Oireachtas Joint and Select Committees

Tuesday, 18 December 2012

Joint Oireachtas Committee on Environment, Culture and the Gaeltacht

Scrutiny of EU Legislative Proposals

2:40 pm

Mr. Philip Nugent:

As regards how we propose to proceed with the accreditation system, this has only been discussed at three working groups so far. We are still very much getting to grips with it and trying to think about how we would do it. We have never done it before. Some member states seem to have accreditation systems of sorts, so the usual approach would be to begin looking at examples in other jurisdictions. At this stage we have not really thought about how an accreditation system might work, or what the qualification standards would be.

As regards in-house expertise, it is the case that the volume of planning applications coming into planning authorities has dropped off significantly. The number of staff in planning departments has also dropped off to reflect that. There is a big difference, however, between the qualifications and expertise of a general planner who examines normal planning applications and the highly specialised and detailed scientific qualifications that would be required to have such a person in-house for each local authority.

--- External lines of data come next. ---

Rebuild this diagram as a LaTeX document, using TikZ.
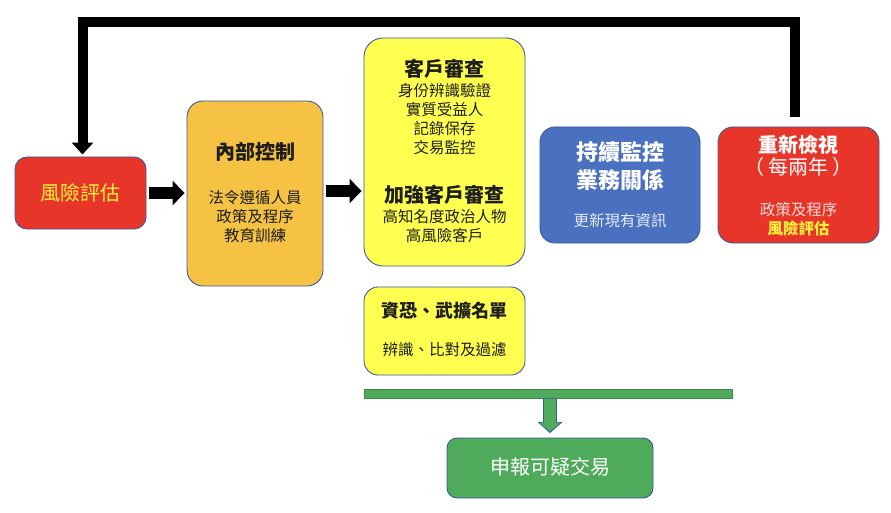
\documentclass[tikz,border=0pt]{standalone}
\usepackage{fontspec}
\setmainfont{Noto Sans CJK TC}
\usetikzlibrary{arrows.meta,calc}
\definecolor{cred}{HTML}{E8352A}
\definecolor{corange}{HTML}{F5C243}
\definecolor{cyellow}{HTML}{FFFF50}
\definecolor{cblue}{HTML}{4A71BF}
\definecolor{cgreen}{HTML}{4FAB5B}
\definecolor{cedge}{HTML}{3B5C98}
\definecolor{ctext}{HTML}{1E1E1E}
\definecolor{cytext}{HTML}{FFF23A}
\definecolor{clight}{HTML}{E4E9F4}
\definecolor{cpink}{HTML}{FADDD6}
\tikzset{
  box/.style={draw=cedge, line width=0.9pt, rectangle, inner sep=0pt},
  txt/.style={inner sep=0pt, align=center, text=ctext},
  ttl/.style={font=\bfseries\fontsize{20}{24}\selectfont},
  bdy/.style={font=\fontsize{15.5}{19}\selectfont},
  blkarrow/.style={line width=11.5pt, black, -{Triangle[width=24pt,length=12pt]}},
  fbarrow/.style={line width=10pt, black, line join=miter, -{Triangle[width=21pt,length=12pt]}},
}
\begin{document}
\begin{tikzpicture}[x=1pt,y=-1pt]
\path[use as bounding box, fill=white] (0,0) rectangle (891,513);

% boxes
\node[box, fill=cred, rounded corners=12pt, minimum width=131pt, minimum height=72pt] (risk) at (80.5,193) {};
\node[box, fill=corange, rounded corners=16pt, minimum width=136pt, minimum height=185pt] (ic) at (255,193.5) {};
\node[box, fill=cyellow, rounded corners=19pt, minimum width=161pt, minimum height=228pt] (cdd) at (444.5,152) {};
\node[box, fill=cyellow, rounded corners=14pt, minimum width=161pt, minimum height=88pt] (sanc) at (444.5,331) {};
\node[box, fill=cblue, rounded corners=15pt, minimum width=160pt, minimum height=116pt] (mon) at (620,185) {};
\node[box, fill=cred, rounded corners=15pt, minimum width=161pt, minimum height=116pt] (rev) at (798.5,185) {};
\node[draw=cgreen!80!black, line width=0.6pt, fill=cgreen, rectangle, inner sep=0pt, minimum width=368pt, minimum height=9pt] (gbar) at (548,393.5) {};
\node[box, fill=cgreen, rounded corners=10pt, minimum width=206pt, minimum height=60pt] (report) at (550,468) {};

% texts
\node[txt, text=cytext, font=\fontsize{20}{24}\selectfont] (t1) at (80.5,193) {風險評估};

\node[txt, ttl] (t2) at (255,152) {內部控制};
\node[txt, bdy] (t3) at (255,217) {法令遵循人員\\政策及程序\\教育訓練};

\node[txt, ttl] (t4) at (444.5,69) {客戶審查};
\node[txt, bdy] (t5) at (444.5,119.5) {身份辨識驗證\\實質受益人\\記錄保存\\交易監控};
\node[txt, ttl] (t6) at (444.5,195) {加強客戶審查};
\node[txt, bdy] (t7) at (444.5,226) {高知名度政治人物\\高風險客戶};

\node[txt, font=\bfseries\fontsize{18}{22}\selectfont] (t8) at (444.5,311) {資恐、武擴名單};
\node[txt, bdy] (t9) at (444.5,350) {辨識、比對及過濾};

\node[txt, text=white, font=\bfseries\fontsize{22}{28}\selectfont] (t10) at (620,166) {持續監控\\業務關係};
\node[txt, bdy, text=clight] (t11) at (620,221) {更新現有資訊};

\node[txt, text=white, ttl] (t12) at (798.5,145) {重新檢視};
\node[txt, text=white, font=\fontsize{20}{24}\selectfont] (t13) at (798.5,167) {（\hspace{4pt}每兩年\hspace{4pt}）};
\node[txt, bdy, text=cpink] (t14) at (798.5,210) {政策及程序};
\node[txt, text=cytext, font=\bfseries\fontsize{15.5}{19}\selectfont] (t15) at (798.5,229) {風險評估};

\node[txt, text=white, font=\fontsize{20}{24}\selectfont] (t16) at (550,467) {申報可疑交易};

% connectors
\coordinate (topR) at (794.5,22);
\coordinate (topL) at (82.5,22);
\draw[fbarrow, shorten <=10pt, shorten >=2pt] (rev.north -| topR) -- (topR) -- (topL) -- (risk.north -| topL);

\draw[blkarrow] ([xshift=3pt]risk.east) -- ([xshift=-2pt]risk.east -| ic.west);
\draw[blkarrow] ([xshift=3pt,yshift=2.5pt]ic.east) -- ([xshift=-2pt,yshift=2.5pt]ic.east -| cdd.west);

\coordinate (gs) at (report.north |- gbar.south);
\draw[cedge, line width=0.8pt, fill=cgreen, line join=miter]
  ($(gs)+(-6.5,0)$) -- ++(0,24) -- ++(-5,0) -- ($(report.north)+(0,-5)$)
  -- ($(gs)+(11.5,24)$) -- ++(-5,0) -- ($(gs)+(6.5,0)$) -- cycle;
\end{tikzpicture}
\end{document}
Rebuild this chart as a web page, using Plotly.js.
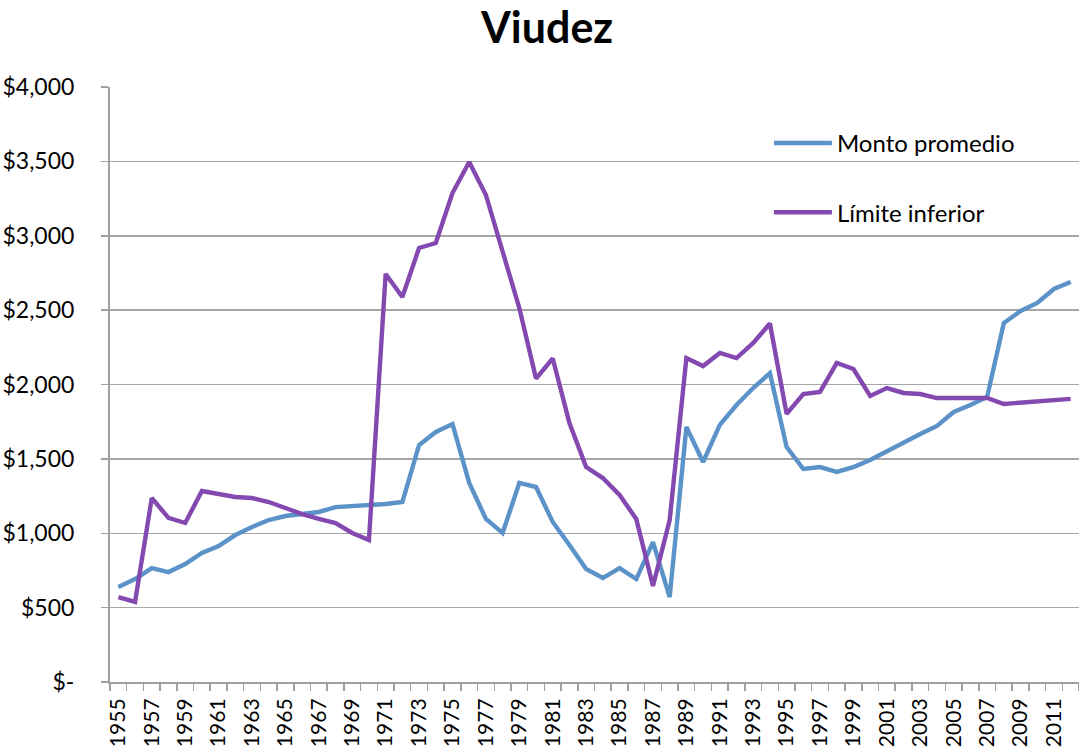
<!DOCTYPE html>
<html>
<head>
<meta charset="utf-8">
<script src="https://cdn.plot.ly/plotly-3.0.1.min.js"></script>
<style>html,body{margin:0;padding:0;background:#fff;}#chart{width:1079px;height:755px;}</style>
</head>
<body>
<div id="chart"></div>
<script>
const years = [1955,1956,1957,1958,1959,1960,1961,1962,1963,1964,1965,1966,1967,1968,1969,1970,1971,1972,1973,1974,1975,1976,1977,1978,1979,1980,1981,1982,1983,1984,1985,1986,1987,1988,1989,1990,1991,1992,1993,1994,1995,1996,1997,1998,1999,2000,2001,2002,2003,2004,2005,2006,2007,2008,2009,2010,2011,2012];
const montoPromedio = [639,692,766,739,793,867,914,988,1042,1089,1116,1129,1143,1176,1183,1183,1197,1210,1593,1681,1734,1338,1096,1002,1338,1311,1076,921,760,699,766,692,941,571,1714,1479,1728,1862,1976,2077,1580,1432,1445,1412,1445,1492,1553,1607,1667,1721,1815,1862,1916,2413,2494,2548,2642,2689];
const limiteInferior = [571,538,1237,1103,1069,1284,1264,1244,1237,1210,1170,1129,1096,1069,1002,955,2743,2588,2918,2951,3287,3496,3274,2891,2514,2040,2175,1741,1445,1371,1257,1096,645,1089,2178,2124,2212,2178,2279,2410,1802,1936,1950,2145,2104,1923,1976,1943,1936,1909,1909,1909,1909,1869,1876,1882,1889,1903];
const yTickVals = [0,500,1000,1500,2000,2500,3000,3500,4000];
const yTickText = ["$-","$500","$1,000","$1,500","$2,000","$2,500","$3,000","$3,500","$4,000"];
const xTickVals = years.filter((y,i)=>i%2===0);
const xTickText = xTickVals.map(String);

const font = "Lato, 'Open Sans', sans-serif";
const traces = [
  {x: years, y: montoPromedio, name: "Monto promedio", type: "scatter", mode: "lines",
   legendgroup: "a", line: {color: "#5B93C9", width: 4.4}},
  {x: years, y: limiteInferior, name: "Límite inferior", type: "scatter", mode: "lines",
   legendgroup: "b", line: {color: "#8449B0", width: 4.4}}
];
const layout = {
  width: 1079, height: 755,
  margin: {l: 110, r: 0, t: 87, b: 73},
  paper_bgcolor: "#fff", plot_bgcolor: "#fff",
  font: {family: font, color: "#000", size: 22},
  title: {text: "<b>Viudez</b>", x: 0.507, xref: "container", xanchor: "center", y: 0.963, yref: "container", yanchor: "middle",
          font: {family: font, size: 43, color: "#000"}},
  showlegend: true,
  legend: {x: 0.68, y: 0.943, xanchor: "left", yanchor: "top", bgcolor: "rgba(0,0,0,0)",
           font: {family: font, size: 24, color: "#000"}, tracegroupgap: 35, itemwidth: 58},
  xaxis: {
    type: "linear", range: [1954.5, 2012.5],
    tickmode: "array", tickvals: xTickVals, ticktext: xTickText, tickangle: -90,
    ticks: "", showgrid: false, zeroline: false,
    showline: true, linecolor: "#a0a0a0", linewidth: 2,
    minor: {ticks: "outside", tick0: 1954.5, dtick: 1, ticklen: 7, tickcolor: "#a0a0a0", tickwidth: 1.5, showgrid: false},
    tickfont: {family: font, size: 21, color: "#000"}, ticklabelstandoff: 6
  },
  yaxis: {
    range: [0, 4000], tickmode: "array", tickvals: yTickVals, ticktext: yTickText,
    ticks: "outside", ticklen: 7, tickcolor: "#a0a0a0", tickwidth: 1.5,
    showgrid: true, gridcolor: "#a6a6a6", gridwidth: 1.5, zeroline: false,
    showline: true, linecolor: "#a0a0a0", linewidth: 2,
    tickfont: {family: font, size: 23, color: "#000"}, ticklabelstandoff: 22
  }
};
Plotly.newPlot("chart", traces, layout, {displayModeBar: false, staticPlot: true});
</script>
</body>
</html>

As regards how local authorities will be resourced to take on these experts, we would not be looking at 32 or 34 experts in each field, that is, one in each planning authority. We would probably be looking more at a shared service model, as I told Senator Keane earlier. Inevitably, however, the cost of providing that expertise would have to be passed on to the industry or the developers.

I am not familiar with Food Harvest 2020 but it sounds to me more like a plan than a project. If it is a plan, it would be subject to strategic environmental assessment rather than an environmental impact assessment, which is more about a project.